Upcycling & Thrift Flips · piece Nº 07 · 36 min
Crop a Long Dress into a Top with a Deep Hand-Sewn Hem
Turn a long dress you've stopped wearing into a cropped top by marking a new length on your own body, cutting away the skirt, and finishing the raw edge with a deep hand-sewn hem that stays hidden on the outside and holds through the wash.
The seam · 6 steps
Step 1
STEP 1/6Put the dress on right side out and stand in front of a mirror. Decide where the lower edge of the finished top should sit, then have a helper mark that line all the way around with pins or chalk while you wear it. Keep the line level by measuring the same distance up from the floor at the front, sides, and back.

Step 2
STEP 2/6Take the dress off and lay it flat on a table, smoothing out wrinkles. Below the marked line, toward the old hem, measure down 5.7 cm (2 1/4 in) and mark a second line parallel to the first; this strip becomes the folded hem. Recheck that the length matches front and back, then cut along the lower line with small sharp scissors and set the removed skirt aside.

Step 3
STEP 3/6Turn the raw cut edge under 6 mm (1/4 in) toward the wrong side all around, pressing the fold flat as you go; folding the raw edge under this way encloses it so the weave will not fray. If the cloth frays while you handle it, overcast the raw edge first — a row of stitches carried over the edge — then make the fold.

Step 4
STEP 4/6Turn the folded edge up again along the marked line, so the crease of this second fold sits exactly on the line: the hem is now a full 5 cm (2 in) deep, and the first fold's edge lies 5 cm above the crease, on the inside.
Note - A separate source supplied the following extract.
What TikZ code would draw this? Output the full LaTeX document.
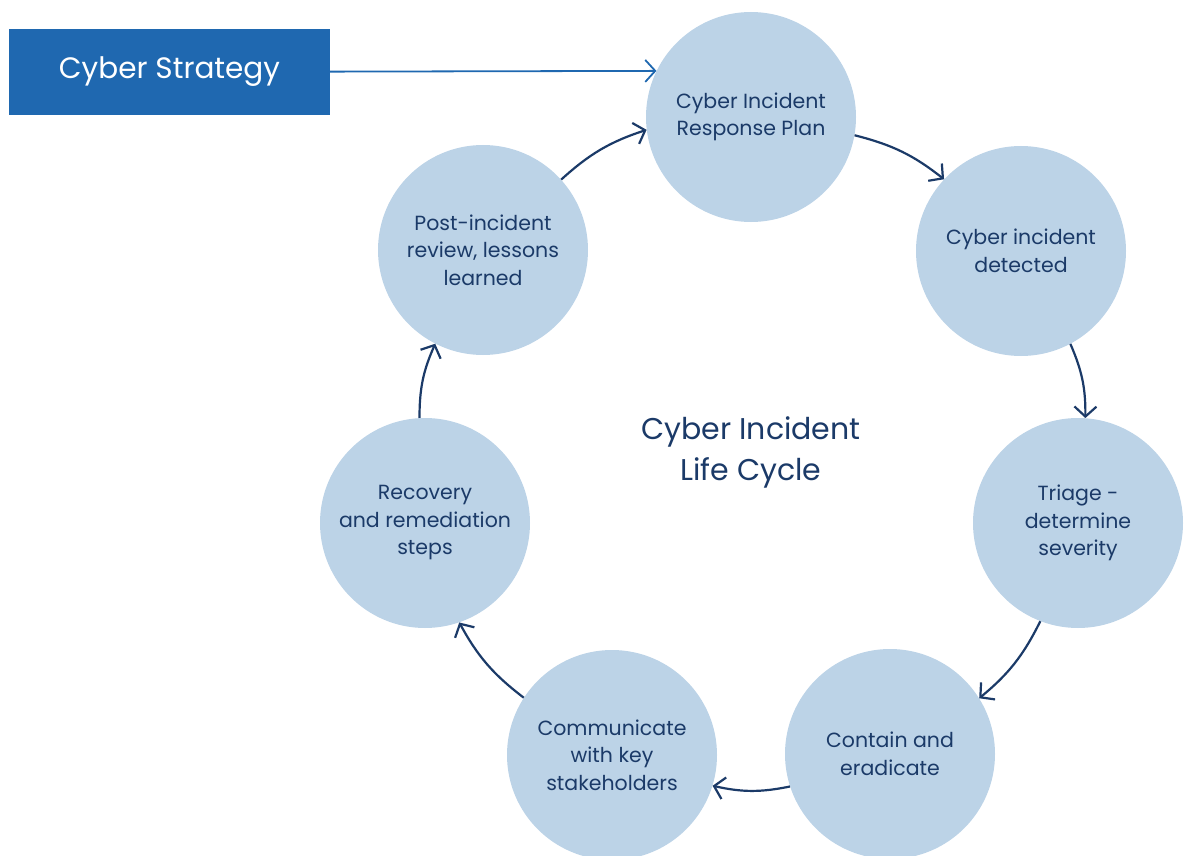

Check the depth against a hem gauge as you pin, so it stays even all the way around, and baste the hem down with contrasting thread 3 mm (1/8 in) below the upper folded edge.

Step 5
STEP 5/6Thread a sharp needle (No. 7 or No. 8) with matching cotton thread, draw it across beeswax if you have it, and knot the end. Working from the wrong side with a thimble on your middle finger, hem the upper fold to the dress with small slanting stitches 3 to 4 mm (1/8 in) apart, taking up only a thread or two of the outer cloth each time so nothing shows on the right side. When you return to the start, fasten off with two or three backstitches worked into the fold so the hem will not pull out in the wash.

Step 6
STEP 6/6Pull out the basting thread and remove any pins. Press the finished hem with a hot iron over a damp cloth so the fold lies flat and sharp, and let the cloth cool before you move it.